McDonald’s $5 Meal Deal: A Profitable Gamble or a Loss Leader?

McDonald’s aims to achieve modest profits from its $5 meal deal, with projections suggesting a profit margin between 1% to 5%. This translates to earnings of approximately $0.05 to $0.25 for each combo sold, as noted by restaurant analyst Mark Kalinowski.

Kalinowski indicated that this meal deal is part of McDonald’s strategy to attract budget-conscious customers, hoping that once patrons enter the restaurant, they will purchase additional items beyond the $5 offer.

However, generating a profit will hinge on several variables, including ingredient costs, labor expenses, and overhead. Arlene Spiegel, president of Arlene Spiegel & Associates consulting firm, labeled the meal deal as “more promotional than profitable.”

Spiegel emphasized that even if this combo brings customers into the restaurant, franchise owners may not necessarily enjoy those gains. Approximately 95% of McDonald’s locations are franchisee-operated; thus, owners determine their prices and manage additional costs such as rent, insurance, permits, and taxes.

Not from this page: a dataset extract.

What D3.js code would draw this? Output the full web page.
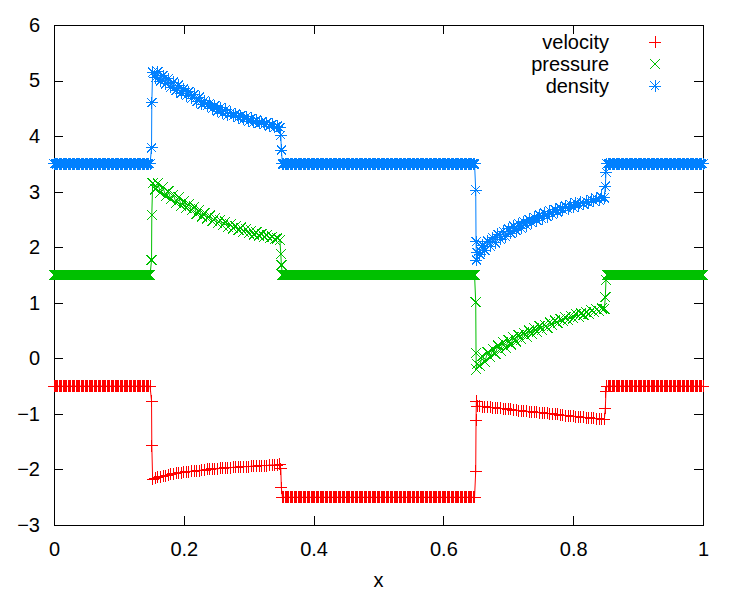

In a statement made in May, Joe Erlinger, president of McDonald’s U.S., mentioned that franchisees often implement promotional offers, like the $5 meal deal, to manage their overhead costs.

Still, Spiegel described the deal as more of a “loss leader,” intended to attract and retain guests. After accounting for other expenses such as labor, packaging, condiments, delivery fees, and marketing costs, she noted that owners might ultimately eliminate any profits associated with the promotional items.